Étant donné ces caractéristiques, la police à vélo fut rapidement acceptée par la population, si l’on se fie au témoignage d’un policier haïtien. Cela revêt une importance capitale puisque l’implication de la population sera facilitée. Or, lorsque l’on choisit de tendre vers le modèle de police communautaire, la participation de la population est nécessaire. En effet, puisque ce style de police affirme qu’il y aura toujours une portion de crime qui sera irréductible, il prône la nécessité de responsabiliser les citoyens afin qu’ils réduisent individuellement leur risque d’être victimisé. Cela est important pour la police dite communautaire puisque la prévention est l’un de ses fondements et qu’il sera plus facile de le mettre en pratique grâce à l’acceptation des citoyens à l’égard de ce projet.

Il est important de mentionner que l’exportation d’une mesure n’est pas garant de succès dans le nouvel endroit où elle est implantée, et ce, même si elle a été efficace dans l’endroit initial.

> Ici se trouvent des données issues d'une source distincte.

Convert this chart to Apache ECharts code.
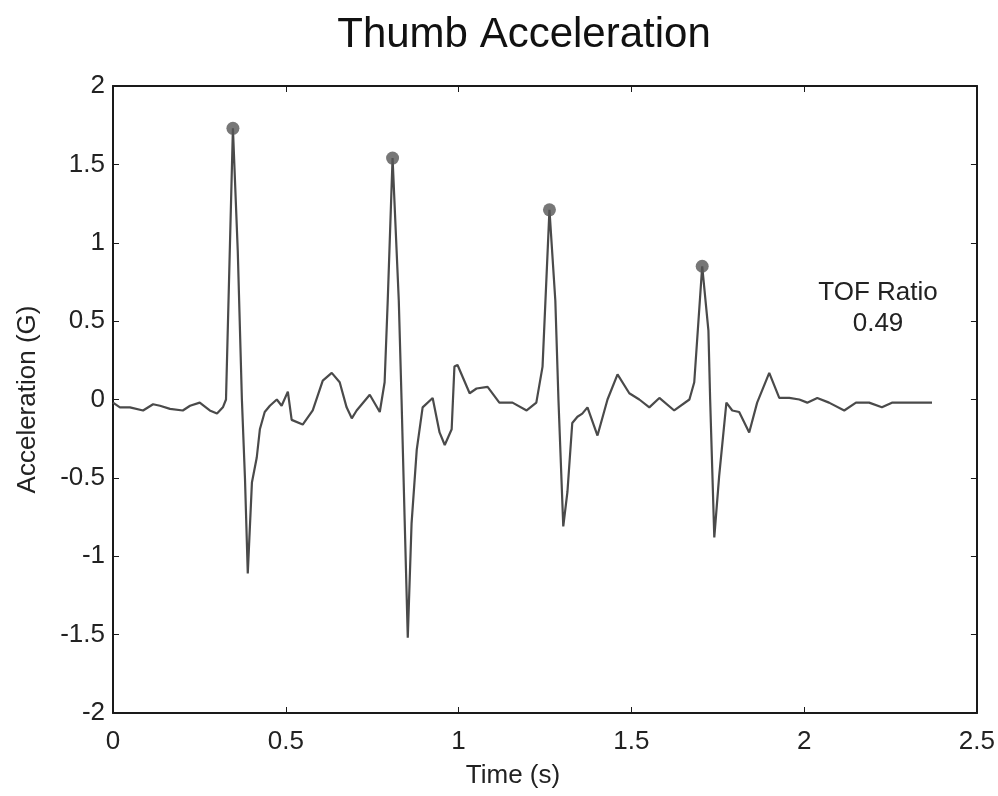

En effet, si l’on déplace géographiquement une mesure, elle peut devenir inefficace, voire même nuisible, étant donné que le contexte risque d’être différent. Cependant, si l’on se fie aux échos de l’implantation de cette mesure comme il fut mentionné précédemment, les ressemblances entre le contexte dans lequel la police communautaire a été implantée au Québec et le contexte actuel haïtien semblent avoir assez de ressemblance pour que l’exportation semble être un succès. Par contre, il faudra attendre que des recherches plus poussées analysent davantage l’impact de ce projet, mais il faut noter que l’efficacité d’une telle mesure est difficile à quantifier autrement qu’en se fiant à la perception de la population.

Pour conclure, il semble que ce changement de cap fait par la police haïtienne soit favorable à l’instauration de liens et d’une proximité entre la police et les citoyens qui soit plus propice à la coopération qu’à la confrontation, ce qui va peut-être changer la situation criminelle du pays qui ne cessait de s’enliser durant les dernières années. Il ne reste qu’à espérer que cela permettre une amélioration du taux de criminalité dans ce pays durant les prochaines années.

 


[1] À titre de comparaison, à ce même moment le taux d’homicide dans la province de Québec était de 1.3 par 100 000 habitants.